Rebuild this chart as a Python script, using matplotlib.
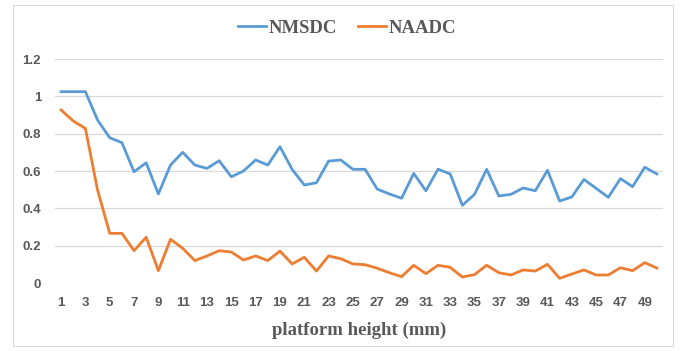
import matplotlib.pyplot as plt
from matplotlib.patches import Rectangle

# platform height index 1..50
heights = list(range(1, 51))

nmsdc = [1.025, 1.025, 1.025, 0.873, 0.778, 0.752, 0.596, 0.644, 0.477, 0.632,
         0.700, 0.632, 0.614, 0.655, 0.569, 0.600, 0.659, 0.632, 0.730, 0.609,
         0.525, 0.537, 0.653, 0.659, 0.609, 0.609, 0.503, 0.477, 0.454, 0.587,
         0.494, 0.610, 0.584, 0.416, 0.475, 0.609, 0.466, 0.475, 0.509, 0.494,
         0.604, 0.439, 0.461, 0.555, 0.507, 0.459, 0.559, 0.516, 0.620, 0.584]

naadc = [0.927, 0.868, 0.828, 0.498, 0.266, 0.266, 0.173, 0.245, 0.066, 0.234,
         0.186, 0.120, 0.145, 0.173, 0.166, 0.123, 0.145, 0.120, 0.171, 0.102,
         0.138, 0.064, 0.145, 0.130, 0.102, 0.098, 0.079, 0.055, 0.034, 0.095,
         0.050, 0.095, 0.084, 0.032, 0.045, 0.095, 0.055, 0.043, 0.070, 0.064,
         0.100, 0.025, 0.048, 0.070, 0.043, 0.043, 0.082, 0.066, 0.109, 0.080]

yticks = [0, 0.2, 0.4, 0.6, 0.8, 1, 1.2]
ytick_labels = ["0", "0.2", "0.4", "0.6", "0.8", "1", "1.2"]
xticks = list(range(1, 51, 2))

grey = "#595959"

fig = plt.figure(figsize=(6.81, 3.51), dpi=100)
fig.patches.append(Rectangle((13 / 681, 5 / 351), 660 / 681, 341 / 351,
                             transform=fig.transFigure, fill=False,
                             edgecolor="#D9D9D9", linewidth=0.75))

ax = fig.add_axes([55 / 681, 1 - 283 / 351, 608 / 681, 224 / 351])
ax.plot(heights, nmsdc, color="#5B9BD5", linewidth=2.0, label="NMSDC")
ax.plot(heights, naadc, color="#ED7D31", linewidth=2.0, label="NAADC")

ax.set_xlim(0.5, 50.5)
ax.set_ylim(0, 1.2)
ax.set_yticks(yticks)
ax.set_yticklabels(ytick_labels)
ax.set_xticks(xticks)
ax.grid(axis="y", color="#D9D9D9", linewidth=0.9)
ax.set_axisbelow(True)
for s in ax.spines.values():
    s.set_visible(False)
ax.tick_params(length=0, pad=10, labelsize=9.5, labelcolor=grey)
for lab in ax.get_xticklabels() + ax.get_yticklabels():
    lab.set_fontweight("bold")
    lab.set_family("Liberation Sans")
ax.tick_params(axis="x", pad=10)

ax.set_xlabel("platform height (mm)", fontsize=13.5, fontweight="bold",
              family="Liberation Serif", color=grey, labelpad=9)

leg = fig.legend(loc="center", bbox_to_anchor=(347 / 681, 1 - 28 / 351), ncol=2,
                 frameon=False, handlelength=1.5, handletextpad=0.15,
                 columnspacing=1.1,
                 prop={"family": "Liberation Serif", "weight": "bold", "size": 13.5})
for t in leg.get_texts():
    t.set_color(grey)

fig.savefig("out.png", dpi=100)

───

### [Short problem]
Would you reproduce the lines above, from the very first through the line containing "heights = list(range(1, 51))", exactly and without the pictures?

### [Exercise output]
Rebuild this chart as a Python script, using matplotlib.
import matplotlib.pyplot as plt
from matplotlib.patches import Rectangle

# platform height index 1..50
heights = list(range(1, 51))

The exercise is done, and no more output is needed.